Entries with chart source code:
* * * * *
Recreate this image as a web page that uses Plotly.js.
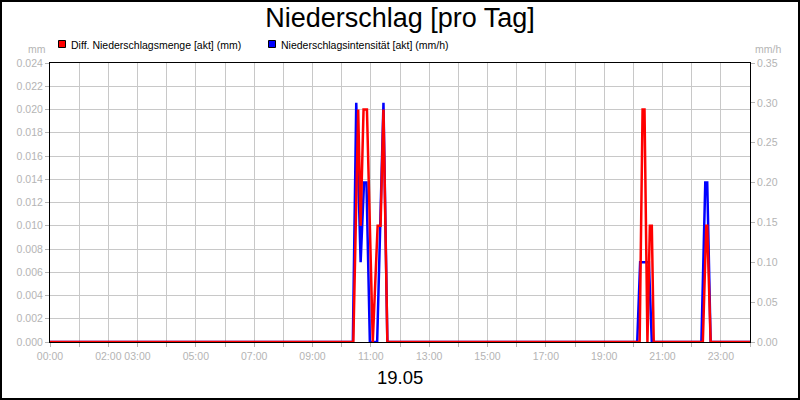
<!DOCTYPE html>
<html>
<head>
<meta charset="utf-8">
<script src="https://cdn.plot.ly/plotly-3.0.1.min.js"></script>
<style>html,body{margin:0;padding:0;background:#fff}#chart{width:800px;height:400px}</style>
</head>
<body>
<div id="chart"></div>
<script>
// ---- data ----
var seriesNames = ["Diff. Niederschlagsmenge [akt] (mm)", "Niederschlagsintensität [akt] (mm/h)"];
var mengeTimes = ["00:00","10:24","10:34","10:39","10:45","10:52","11:04","11:14","11:20","11:26","11:34",
                  "20:13","20:19","20:23","20:29","20:34","20:38","20:42","22:23","22:30","22:32","22:39","24:00"];
var mengeValues = [0,0,0.020,0.010,0.020,0.020,0,0.010,0.010,0.020,0,
                   0,0.020,0.020,0,0.010,0.010,0,0,0.010,0.010,0,0];
var intensTimes = ["00:00","10:23","10:30","10:39","10:46","10:51","10:58","11:13","11:26","11:34",
                   "20:08","20:14","20:26","20:32","20:38","22:20","22:28","22:32","22:39","24:00"];
var intensValues = [0,0,0.30,0.10,0.20,0.20,0,0,0.30,0,
                    0,0.10,0.10,0.10,0,0,0.20,0.20,0,0];
var hourTicks = [0,1,2,3,4,5,6,7,8,9,10,11,12,13,14,15,16,17,18,19,20,21,22,23,24];
var hourLabels = ["00:00","","02:00","03:00","","05:00","","07:00","","09:00","","11:00","","13:00","","15:00","","17:00","","19:00","","21:00","","23:00",""];
var chartTitle = "Niederschlag [pro Tag]";
var dateLabel = "19.05";
var leftUnit = "mm", rightUnit = "mm/h";

function toHours(t){ var p = t.split(":"); return +p[0] + (+p[1])/60; }

// plot area in pixels: x 50..750, y 63..342
function px(x){ return (x-50)/700; }
function py(y){ return (342-y)/279; }

var FONT = "Liberation Sans, Arial, sans-serif";
var GRAY = "#b4b4b4";
var GRID = "#c8c8c8";

// intensity on the base (right) axis, amount on the overlaying (left) axis so red is drawn on top
var traces = [
  {x: intensTimes.map(toHours), y: intensValues, type: "scatter", mode: "lines",
   name: seriesNames[1], yaxis: "y", line: {color: "#0000ff", width: 2.5}, hoverinfo: "skip"},
  {x: mengeTimes.map(toHours), y: mengeValues, type: "scatter", mode: "lines",
   name: seriesNames[0], yaxis: "y2", line: {color: "#ff0000", width: 2.5}, hoverinfo: "skip"}
];

var layout = {
  width: 800, height: 400,
  margin: {l: 50, r: 50, t: 63, b: 58},
  paper_bgcolor: "#ffffff", plot_bgcolor: "#ffffff",
  showlegend: false,
  font: {family: FONT, size: 10.5, color: GRAY},
  title: {text: chartTitle, font: {family: FONT, size: 27, color: "#000"},
          x: 0.5, xanchor: "center", xref: "paper", y: 1 - 18/400, yanchor: "middle", yref: "container"},
  xaxis: {range: [0, 24], tickmode: "array", tickvals: hourTicks, ticktext: hourLabels,
          showgrid: true, gridcolor: GRID, gridwidth: 1, zeroline: false,
          showline: true, linecolor: "#000", linewidth: 1, mirror: true,
          ticks: "outside", ticklen: 4, tickcolor: GRAY, tickangle: 0,
          tickfont: {family: FONT, size: 10.5, color: GRAY}},
  yaxis: {range: [0, 0.35], dtick: 0.05, tick0: 0, tickformat: ".2f",
          side: "right", showgrid: false, zeroline: false,
          showline: true, linecolor: "#000", linewidth: 1, mirror: true,
          ticks: "outside", ticklen: 4, tickcolor: GRAY,
          tickfont: {family: FONT, size: 10.5, color: GRAY}},
  yaxis2: {range: [0, 0.024], dtick: 0.002, tick0: 0, tickformat: ".3f",
           overlaying: "y", side: "left",
           showgrid: true, gridcolor: GRID, gridwidth: 1, zeroline: false,
           showline: false, ticks: "outside", ticklen: 4, tickcolor: GRAY,
           tickfont: {family: FONT, size: 10.5, color: GRAY}},
  shapes: [
    {type: "rect", xref: "paper", yref: "paper", x0: px(58.5), x1: px(65.5), y0: py(47.5), y1: py(40.5),
     fillcolor: "#ff0000", line: {color: "#000", width: 1}},
    {type: "rect", xref: "paper", yref: "paper", x0: px(268.5), x1: px(275.5), y0: py(47.5), y1: py(40.5),
     fillcolor: "#0000ff", line: {color: "#000", width: 1}},
    {type: "rect", xref: "paper", yref: "paper", x0: px(1), x1: px(799), y0: py(399), y1: py(1),
     fillcolor: "rgba(0,0,0,0)", line: {color: "#000", width: 2}}
  ],
  annotations: [
    {text: seriesNames[0], xref: "paper", yref: "paper", x: px(69), y: py(44.5), xanchor: "left", yanchor: "middle",
     showarrow: false, font: {family: FONT, size: 10.5, color: "#000"}},
    {text: seriesNames[1], xref: "paper", yref: "paper", x: px(279), y: py(44.5), xanchor: "left", yanchor: "middle",
     showarrow: false, font: {family: FONT, size: 10.5, color: "#000"}},
    {text: leftUnit, xref: "paper", yref: "paper", x: px(48), y: py(49), xanchor: "right", yanchor: "middle",
     showarrow: false, font: {family: FONT, size: 10.5, color: GRAY}},
    {text: rightUnit, xref: "paper", yref: "paper", x: px(753), y: py(49), xanchor: "left", yanchor: "middle",
     showarrow: false, font: {family: FONT, size: 10.5, color: GRAY}},
    {text: dateLabel, xref: "paper", yref: "paper", x: 0.5, y: py(378), xanchor: "center", yanchor: "middle",
     showarrow: false, font: {family: FONT, size: 18.5, color: "#000"}}
  ]
};

Plotly.newPlot("chart", traces, layout, {staticPlot: true, displayModeBar: false});
</script>
</body>
</html>
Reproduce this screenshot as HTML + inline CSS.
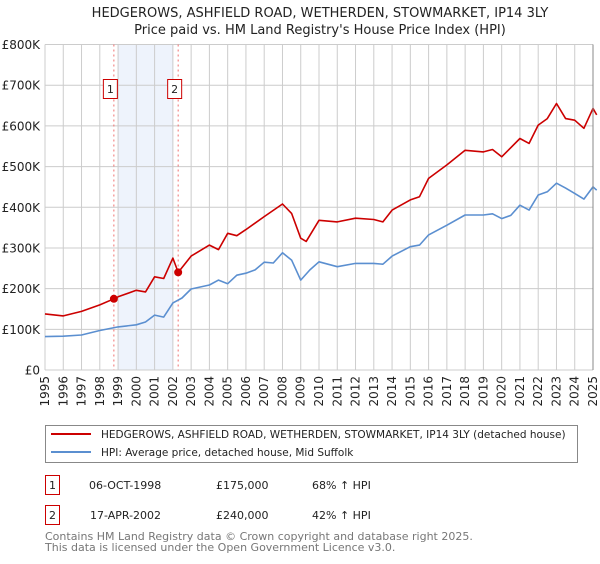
<!DOCTYPE html>
<html><head><meta charset="utf-8"><style>
body{margin:0;background:#fff;font-family:"DejaVu Sans","Liberation Sans",sans-serif;}
svg text{font-family:"DejaVu Sans","Liberation Sans",sans-serif;}
</style></head><body>
<svg id="chart" width="600" height="560" xmlns="http://www.w3.org/2000/svg">
<text x="320" y="17" text-anchor="middle" font-size="13" fill="#222">HEDGEROWS, ASHFIELD ROAD, WETHERDEN, STOWMARKET, IP14 3LY</text>
<text x="320" y="34" text-anchor="middle" font-size="13" fill="#222">Price paid vs. HM Land Registry's House Price Index (HPI)</text>
<g id="grid"></g>
<g id="series"></g>
<g id="legend">
<rect x="45.5" y="425.5" width="532" height="37" fill="#fff" stroke="#888"/>
<line x1="51" y1="434" x2="91" y2="434" stroke="#cc0000" stroke-width="2"/>
<text x="101" y="438" font-size="10.5" fill="#222">HEDGEROWS, ASHFIELD ROAD, WETHERDEN, STOWMARKET, IP14 3LY (detached house)</text>
<line x1="51" y1="452" x2="91" y2="452" stroke="#5b8fd0" stroke-width="2"/>
<text x="101" y="456" font-size="10.5" fill="#222">HPI: Average price, detached house, Mid Suffolk</text>
</g>
<g font-size="11" fill="#222">
<rect x="45.5" y="475.5" width="14" height="19" fill="#fff" stroke="#cc0000"/>
<text x="52.5" y="489" text-anchor="middle">1</text>
<text x="89" y="489">06-OCT-1998</text>
<text x="216" y="489">£175,000</text>
<text x="312" y="489">68% ↑ HPI</text>
<rect x="45.5" y="505.5" width="14" height="19" fill="#fff" stroke="#cc0000"/>
<text x="52.5" y="519" text-anchor="middle">2</text>
<text x="90" y="519">17-APR-2002</text>
<text x="216" y="519">£240,000</text>
<text x="312" y="519">42% ↑ HPI</text>
</g>
<text x="45" y="540" font-size="11" fill="#777">Contains HM Land Registry data © Crown copyright and database right 2025.</text>
<text x="45" y="551" font-size="11" fill="#777">This data is licensed under the Open Government Licence v3.0.</text>
</svg>
<script>
const years=[1995,1996,1997,1998,1999,2000,2001,2002,2003,2004,2005,2006,2007,2008,2009,2010,2011,2012,2013,2014,2015,2016,2017,2018,2019,2020,2021,2022,2023,2024,2025];
const yTicks=[0,100,200,300,400,500,600,700,800];
const yTickLabels=["£0","£100K","£200K","£300K","£400K","£500K","£600K","£700K","£800K"];
const hpiT=[1995,1996,1997,1998,1999,2000,2000.5,2001,2001.5,2002,2002.5,2003,2004,2004.5,2005,2005.5,2006,2006.5,2007,2007.5,2008,2008.5,2009,2009.5,2010,2011,2012,2013,2013.5,2014,2015,2015.5,2016,2017,2018,2019,2019.5,2020,2020.5,2021,2021.5,2022,2022.5,2023,2023.5,2024,2024.5,2025,2025.2];
const hpiV=[82,83,86,97,106,111,118,135,130,165,177,199,209,221,212,233,238,246,265,263,288,270,221,246,266,254,262,262,260,280,303,307,332,356,381,381,384,372,380,405,393,430,438,459,447,434,420,450,442];
const redT=[1995,1996,1997,1998,1998.77,1999,2000,2000.5,2001,2001.5,2002,2002.29,2003,2004,2004.5,2005,2005.5,2006,2007,2008,2008.5,2009,2009.3,2010,2011,2012,2013,2013.5,2014,2015,2015.5,2016,2017,2018,2019,2019.5,2020,2021,2021.5,2022,2022.5,2023,2023.5,2024,2024.5,2025,2025.2];
const redV=[138,133,144,160,175,180,196,192,229,225,275,240,280,307,296,336,330,345,377,408,385,324,316,368,364,373,370,364,393,418,426,471,504,540,536,542,524,569,557,602,618,655,618,614,594,643,627];
const saleT=[1998.77,2002.29];
const saleV=[175,240];
const saleLabels=["1","2"];
const NS="http://www.w3.org/2000/svg";
const X0=45,X1=593,Y0=370,Y1=44.5;
const xs=t=>X0+(t-1995)/(2025-1995)*(X1-X0);
const ys=v=>Y0-v/800*(Y0-Y1);
function mk(tag,attrs,parent){const e=document.createElementNS(NS,tag);for(const k in attrs)e.setAttribute(k,attrs[k]);parent.appendChild(e);return e;}
const grid=document.getElementById('grid'),ser=document.getElementById('series');
const bg=mk('rect',{x:X0,y:Y1,width:X1-X0,height:Y0-Y1,fill:'#fff'},grid);


const sh=mk('rect',{x:xs(1999),y:Y1,width:xs(2002)-xs(1999),height:Y0-Y1,fill:'#eef3fc'},grid);


years.forEach(y=>{
 const l=mk('line',{x1:xs(y),x2:xs(y),y1:Y1,y2:Y0,stroke:'#ccc','stroke-width':1},grid);
 
 
 const t=mk('text',{transform:`translate(${xs(y)+4},376) rotate(-90)`,'text-anchor':'end','font-size':12,fill:'#222'},grid);
 t.textContent=y;
 
 
});
yTicks.forEach((v,i)=>{
 const l=mk('line',{x1:X0,x2:X1,y1:ys(v),y2:ys(v),stroke:'#ccc','stroke-width':1},grid);
 
 
 const t=mk('text',{x:40,y:ys(v)+4.5,'text-anchor':'end','font-size':12,fill:'#222'},grid);
 t.textContent=yTickLabels[i];
 
 
});
saleT.forEach((t,i)=>{
 const l=mk('line',{x1:xs(t),x2:xs(t),y1:Y1,y2:Y0,stroke:'#f07070','stroke-width':1,'stroke-dasharray':'2,3'},ser);
 
 
 const r=mk('rect',{x:xs(t)-10.5,y:79.5,width:14,height:19,fill:'#fff',stroke:'#cc0000'},ser);
 
 
 const tx=mk('text',{x:xs(t)-3.5,y:93,'text-anchor':'middle','font-size':11,fill:'#222'},ser);
 tx.textContent=saleLabels[i];
 
 
});
function line(T,V,col,name){
 const p=mk('polyline',{points:T.map((t,i)=>xs(t).toFixed(1)+','+ys(V[i]).toFixed(1)).join(' '),fill:'none',stroke:col,'stroke-width':1.6,'stroke-linejoin':'round'},ser);
 
 
}
line(hpiT,hpiV,'#5b8fd0','hpi-line');
line(redT,redV,'#cc0000','property-line');
saleT.forEach((t,i)=>{
 const c=mk('circle',{cx:xs(t),cy:ys(saleV[i]),r:4,fill:'#cc0000'},ser);
 
 
});
const ax=mk('line',{x1:X1,x2:X1,y1:Y1,y2:Y0,stroke:'#888'},ser);


</script>
</body></html>
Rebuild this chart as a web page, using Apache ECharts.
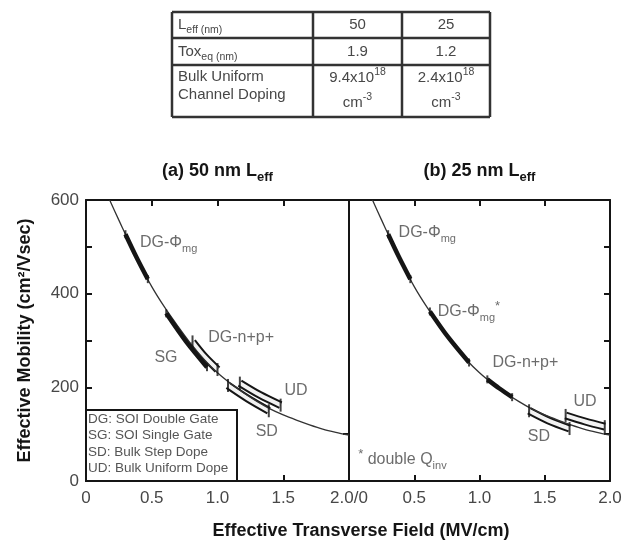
* * * * *
TASK DIRECTIONS ::
Which lines contain the word "page"? Copy each one.

CORRECT RESULT ::
Recreate this image as a web page that uses Plotly.js.
Rebuild this chart as a web page, using Apache ECharts.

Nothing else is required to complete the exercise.